Death of My Aunt (1929) by C.H.B. Kitchin. Death of My Aunt was published by the Hogarth Press, and with its droll narrative style aimed to challenged the status quo and raise the tone of detective fiction, while embracing the gameplay aspect that dominated 1920s British crime fiction. The book was a mild success, but it failed to innovate the genre, because what Kitchin did not understand was that the best Golden Age novelists were already embracing the artificiality of their own narratives. The narrative concerns Malcolm Warren, whose aunt is poisoned. When he realises that he himself administered the poison, he decides to find out who he can blame to avoid suspicion falling upon him. Interestingly, the snobbishness of the narrative reveals the author’s out-of-touchness and it’s perhaps significant that he tried subsequently to turn Warren into a ‘straight’ series detective. I think this book is overrated.
The Case of the Late Pig (1937) by Margery Allingham. One of the stronger entries into Allingham’s Albert Campion series, The Case of the Late Pig is relatively short, and all the better for its length: it’s pacier than some of her other novels. Campion, who narrates, attends the funeral of an old enemy from his school days. Several months later, a fresh body turns up: that of the same old friend. We also learn a bit more about the mysterious Campion’s sidekick, the equally enigmatic Lugg.
Beneath the Skin (2000) by Nicci French. My first experience of Nicci French, and it won’t be my last. In fact, I think they might well be a new favourite crime writer. There are three parts to Beneath the Skin, and each is narrated by a different victim of one man’s psychotic obsessions. The narrative is utterly gripping and absorbing, the psychology is watertight, and there are two twists. The first – the psychopath’s identity – occurs halfway through and hit me like a lightning bolt. The second twist, the big finale, was one I saw coming a mile off, but that did not stop this novel being compelling from start to finish.

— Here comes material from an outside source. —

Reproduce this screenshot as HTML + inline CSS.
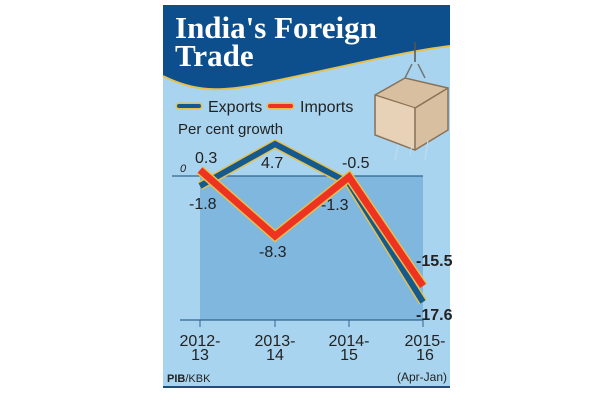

The Front (2008) by Patricia Cornwell. Dull, predictable, and riddled with stock characters and set-ups. Written by committee, and it shows.
The Awakening (2011) directed by Nick Murphy. Since today is Hallowe’en, I hope you’ll forgive me for including a horror film. Although it is not a crime drama, The Awakening is structured so much like a detective narrative that it earns its place on this blog. Rebecca Hall plays a debunker of psychic frauds in interwar England. One investigation takes her to a particularly gloomy boarding school, where she is forced to confront an unexplainable apparition – and to face her own childhood traumas. Mystery fans will recognise in the opening sequence, in which Florence (Hall) interrupts a séance to explain how it works, a device present in most pilot detective dramas of the twenty-first century. The most elegant and intelligent film of its kind, the Awakening deserves to be hailed as a modern classic.